■ **WHAT YOU SHOULD DO**
Copy all lines below exactly as written. Leave pictures out.

■ **SOURCE EXCERPT**
+++
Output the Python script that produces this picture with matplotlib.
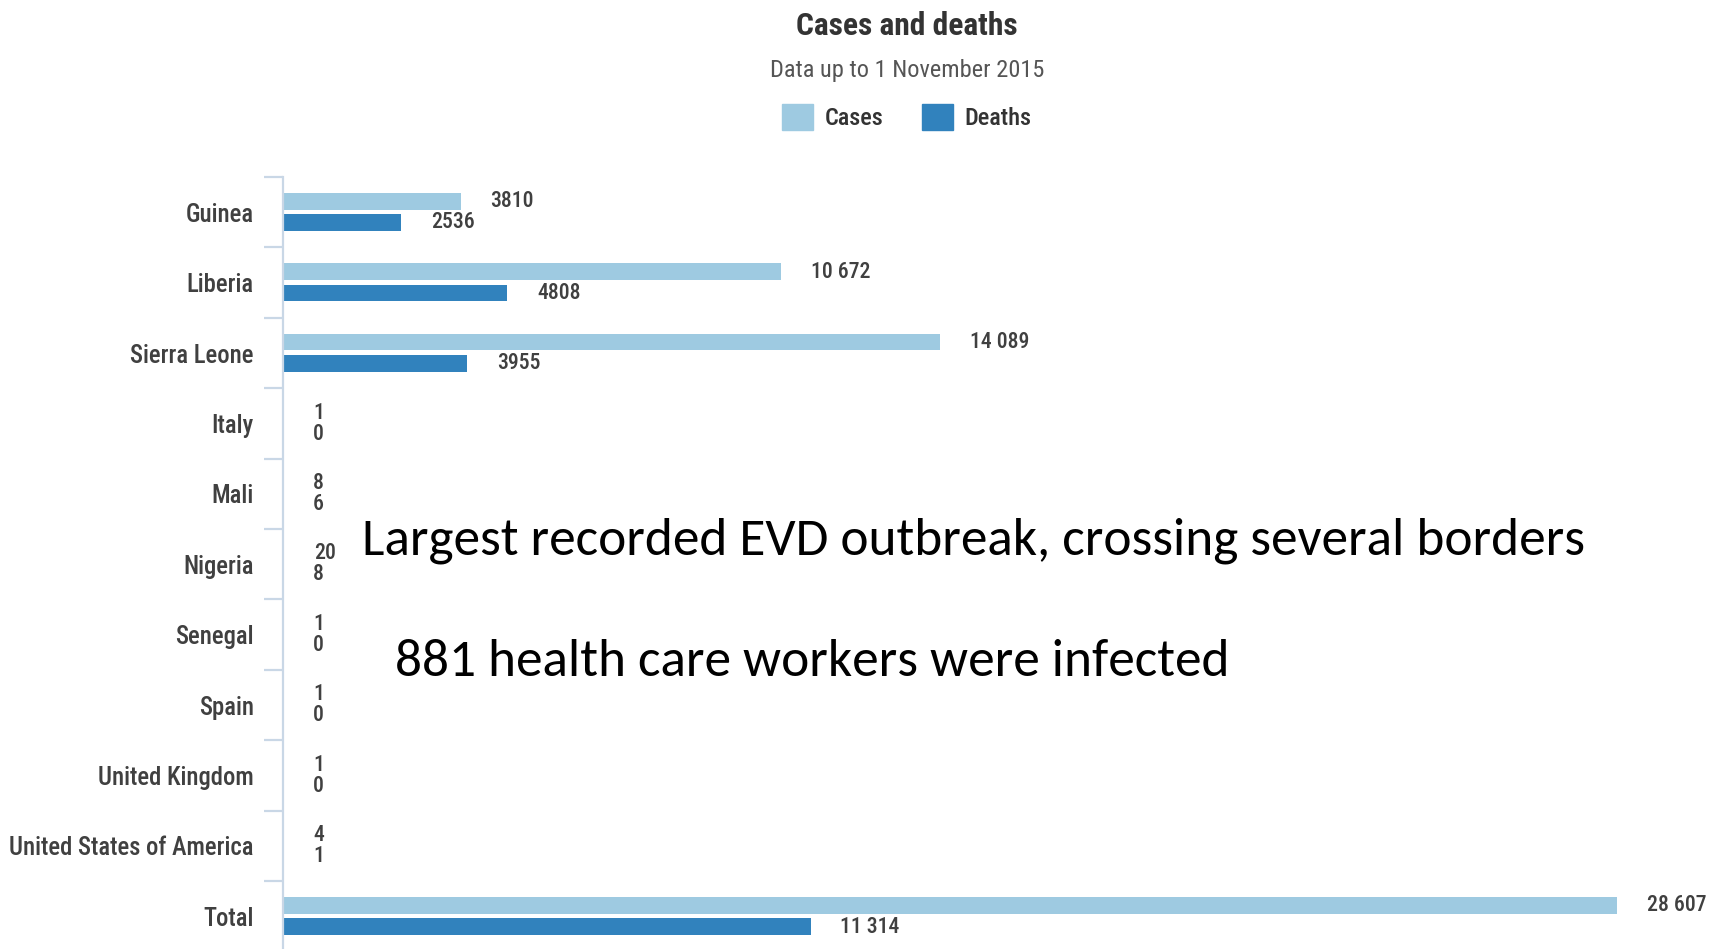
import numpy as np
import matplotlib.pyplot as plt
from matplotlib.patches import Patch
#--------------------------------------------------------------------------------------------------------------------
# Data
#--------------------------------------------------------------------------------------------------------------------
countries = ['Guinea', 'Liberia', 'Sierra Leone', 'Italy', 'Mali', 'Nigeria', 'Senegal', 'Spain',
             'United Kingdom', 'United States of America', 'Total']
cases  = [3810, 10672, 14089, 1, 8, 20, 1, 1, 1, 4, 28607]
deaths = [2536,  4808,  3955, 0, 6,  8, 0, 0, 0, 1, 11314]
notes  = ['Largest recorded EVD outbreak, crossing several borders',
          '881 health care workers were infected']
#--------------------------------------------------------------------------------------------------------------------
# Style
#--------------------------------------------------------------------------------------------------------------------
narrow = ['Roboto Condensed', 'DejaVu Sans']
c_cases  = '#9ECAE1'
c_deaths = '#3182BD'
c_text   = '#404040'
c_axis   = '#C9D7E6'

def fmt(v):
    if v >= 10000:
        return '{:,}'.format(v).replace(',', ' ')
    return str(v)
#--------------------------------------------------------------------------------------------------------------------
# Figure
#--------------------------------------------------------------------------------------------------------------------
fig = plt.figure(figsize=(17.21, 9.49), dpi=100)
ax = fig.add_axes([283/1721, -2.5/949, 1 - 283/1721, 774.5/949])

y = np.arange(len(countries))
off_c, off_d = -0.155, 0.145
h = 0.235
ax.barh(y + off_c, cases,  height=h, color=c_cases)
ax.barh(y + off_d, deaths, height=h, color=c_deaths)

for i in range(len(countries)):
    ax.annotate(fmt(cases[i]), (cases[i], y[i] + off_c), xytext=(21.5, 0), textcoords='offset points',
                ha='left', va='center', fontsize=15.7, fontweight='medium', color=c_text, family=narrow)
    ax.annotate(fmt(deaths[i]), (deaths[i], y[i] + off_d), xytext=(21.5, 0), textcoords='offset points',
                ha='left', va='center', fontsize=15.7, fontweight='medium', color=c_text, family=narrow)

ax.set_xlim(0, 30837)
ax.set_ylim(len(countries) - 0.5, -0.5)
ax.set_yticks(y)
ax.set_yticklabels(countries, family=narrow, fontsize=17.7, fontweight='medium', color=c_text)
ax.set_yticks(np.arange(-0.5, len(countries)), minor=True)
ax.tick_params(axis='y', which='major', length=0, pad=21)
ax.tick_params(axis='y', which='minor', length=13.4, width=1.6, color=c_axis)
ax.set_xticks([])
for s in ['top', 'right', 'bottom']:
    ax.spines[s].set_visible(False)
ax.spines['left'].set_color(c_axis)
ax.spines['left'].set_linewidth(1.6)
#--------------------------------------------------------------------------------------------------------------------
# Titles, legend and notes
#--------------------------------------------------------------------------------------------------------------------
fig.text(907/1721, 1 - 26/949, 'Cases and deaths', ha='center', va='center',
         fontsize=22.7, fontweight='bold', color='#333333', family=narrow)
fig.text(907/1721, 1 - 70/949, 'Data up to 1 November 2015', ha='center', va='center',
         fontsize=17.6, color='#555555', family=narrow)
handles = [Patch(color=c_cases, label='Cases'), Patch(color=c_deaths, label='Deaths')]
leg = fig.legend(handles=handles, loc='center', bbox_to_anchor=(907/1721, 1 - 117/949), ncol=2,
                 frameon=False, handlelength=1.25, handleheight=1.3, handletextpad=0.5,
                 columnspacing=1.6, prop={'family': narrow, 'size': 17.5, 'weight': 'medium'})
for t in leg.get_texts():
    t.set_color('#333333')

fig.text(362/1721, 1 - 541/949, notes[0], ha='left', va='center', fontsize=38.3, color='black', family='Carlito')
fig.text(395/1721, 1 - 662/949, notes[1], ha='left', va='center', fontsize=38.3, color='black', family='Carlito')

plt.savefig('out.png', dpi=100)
+++
■ **RESPONSE FOR THIS EXERCISE**
Output the Python script that produces this picture with matplotlib.
import numpy as np
import matplotlib.pyplot as plt
from matplotlib.patches import Patch
#--------------------------------------------------------------------------------------------------------------------
# Data
#--------------------------------------------------------------------------------------------------------------------
countries = ['Guinea', 'Liberia', 'Sierra Leone', 'Italy', 'Mali', 'Nigeria', 'Senegal', 'Spain',
             'United Kingdom', 'United States of America', 'Total']
cases  = [3810, 10672, 14089, 1, 8, 20, 1, 1, 1, 4, 28607]
deaths = [2536,  4808,  3955, 0, 6,  8, 0, 0, 0, 1, 11314]
notes  = ['Largest recorded EVD outbreak, crossing several borders',
          '881 health care workers were infected']
#--------------------------------------------------------------------------------------------------------------------
# Style
#--------------------------------------------------------------------------------------------------------------------
narrow = ['Roboto Condensed', 'DejaVu Sans']
c_cases  = '#9ECAE1'
c_deaths = '#3182BD'
c_text   = '#404040'
c_axis   = '#C9D7E6'

def fmt(v):
    if v >= 10000:
        return '{:,}'.format(v).replace(',', ' ')
    return str(v)
#--------------------------------------------------------------------------------------------------------------------
# Figure
#--------------------------------------------------------------------------------------------------------------------
fig = plt.figure(figsize=(17.21, 9.49), dpi=100)
ax = fig.add_axes([283/1721, -2.5/949, 1 - 283/1721, 774.5/949])

y = np.arange(len(countries))
off_c, off_d = -0.155, 0.145
h = 0.235
ax.barh(y + off_c, cases,  height=h, color=c_cases)
ax.barh(y + off_d, deaths, height=h, color=c_deaths)

for i in range(len(countries)):
    ax.annotate(fmt(cases[i]), (cases[i], y[i] + off_c), xytext=(21.5, 0), textcoords='offset points',
                ha='left', va='center', fontsize=15.7, fontweight='medium', color=c_text, family=narrow)
    ax.annotate(fmt(deaths[i]), (deaths[i], y[i] + off_d), xytext=(21.5, 0), textcoords='offset points',
                ha='left', va='center', fontsize=15.7, fontweight='medium', color=c_text, family=narrow)

ax.set_xlim(0, 30837)
ax.set_ylim(len(countries) - 0.5, -0.5)
ax.set_yticks(y)
ax.set_yticklabels(countries, family=narrow, fontsize=17.7, fontweight='medium', color=c_text)
ax.set_yticks(np.arange(-0.5, len(countries)), minor=True)
ax.tick_params(axis='y', which='major', length=0, pad=21)
ax.tick_params(axis='y', which='minor', length=13.4, width=1.6, color=c_axis)
ax.set_xticks([])
for s in ['top', 'right', 'bottom']:
    ax.spines[s].set_visible(False)
ax.spines['left'].set_color(c_axis)
ax.spines['left'].set_linewidth(1.6)
#--------------------------------------------------------------------------------------------------------------------
# Titles, legend and notes
#--------------------------------------------------------------------------------------------------------------------
fig.text(907/1721, 1 - 26/949, 'Cases and deaths', ha='center', va='center',
         fontsize=22.7, fontweight='bold', color='#333333', family=narrow)
fig.text(907/1721, 1 - 70/949, 'Data up to 1 November 2015', ha='center', va='center',
         fontsize=17.6, color='#555555', family=narrow)
handles = [Patch(color=c_cases, label='Cases'), Patch(color=c_deaths, label='Deaths')]
leg = fig.legend(handles=handles, loc='center', bbox_to_anchor=(907/1721, 1 - 117/949), ncol=2,
                 frameon=False, handlelength=1.25, handleheight=1.3, handletextpad=0.5,
                 columnspacing=1.6, prop={'family': narrow, 'size': 17.5, 'weight': 'medium'})
for t in leg.get_texts():
    t.set_color('#333333')

fig.text(362/1721, 1 - 541/949, notes[0], ha='left', va='center', fontsize=38.3, color='black', family='Carlito')
fig.text(395/1721, 1 - 662/949, notes[1], ha='left', va='center', fontsize=38.3, color='black', family='Carlito')

plt.savefig('out.png', dpi=100)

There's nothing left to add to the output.